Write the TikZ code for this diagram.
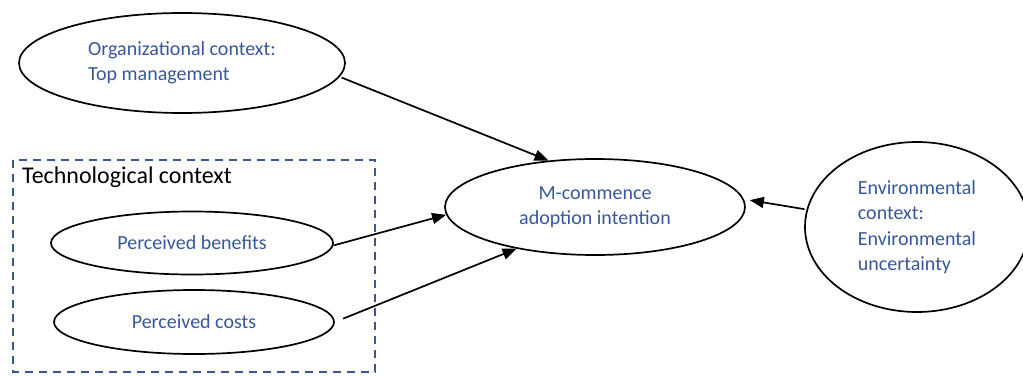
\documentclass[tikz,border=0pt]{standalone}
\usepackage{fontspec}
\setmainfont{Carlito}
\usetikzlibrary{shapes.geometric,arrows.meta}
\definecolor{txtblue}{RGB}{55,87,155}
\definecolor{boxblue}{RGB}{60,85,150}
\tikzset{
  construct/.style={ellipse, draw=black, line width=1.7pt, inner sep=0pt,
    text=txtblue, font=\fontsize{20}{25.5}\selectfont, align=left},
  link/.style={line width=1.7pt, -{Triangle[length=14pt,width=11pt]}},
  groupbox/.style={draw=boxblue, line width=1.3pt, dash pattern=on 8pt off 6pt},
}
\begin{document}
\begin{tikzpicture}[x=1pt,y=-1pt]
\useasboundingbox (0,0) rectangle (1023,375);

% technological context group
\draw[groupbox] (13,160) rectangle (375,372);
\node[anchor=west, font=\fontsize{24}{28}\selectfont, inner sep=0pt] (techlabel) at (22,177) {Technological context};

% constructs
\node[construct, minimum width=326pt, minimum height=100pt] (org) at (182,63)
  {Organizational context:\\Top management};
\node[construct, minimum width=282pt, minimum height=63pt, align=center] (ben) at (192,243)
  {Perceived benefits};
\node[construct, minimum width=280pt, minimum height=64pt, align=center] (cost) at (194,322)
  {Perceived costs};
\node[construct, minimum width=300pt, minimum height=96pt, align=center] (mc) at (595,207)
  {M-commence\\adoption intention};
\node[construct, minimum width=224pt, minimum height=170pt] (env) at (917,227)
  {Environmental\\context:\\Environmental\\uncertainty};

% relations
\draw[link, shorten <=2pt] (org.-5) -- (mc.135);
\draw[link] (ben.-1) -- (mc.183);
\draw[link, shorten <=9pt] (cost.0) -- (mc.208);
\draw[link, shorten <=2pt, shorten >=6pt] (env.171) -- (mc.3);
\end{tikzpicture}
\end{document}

-- -- --

● **Description of the task**
Everything from the first line to the line with "(0,0) rectangle (1023,375);" must be repeated exactly, and nothing else. Leave the pictures out.

● **Full response**
Write the TikZ code for this diagram.
\documentclass[tikz,border=0pt]{standalone}
\usepackage{fontspec}
\setmainfont{Carlito}
\usetikzlibrary{shapes.geometric,arrows.meta}
\definecolor{txtblue}{RGB}{55,87,155}
\definecolor{boxblue}{RGB}{60,85,150}
\tikzset{
  construct/.style={ellipse, draw=black, line width=1.7pt, inner sep=0pt,
    text=txtblue, font=\fontsize{20}{25.5}\selectfont, align=left},
  link/.style={line width=1.7pt, -{Triangle[length=14pt,width=11pt]}},
  groupbox/.style={draw=boxblue, line width=1.3pt, dash pattern=on 8pt off 6pt},
}
\begin{document}
\begin{tikzpicture}[x=1pt,y=-1pt]
\useasboundingbox (0,0) rectangle (1023,375);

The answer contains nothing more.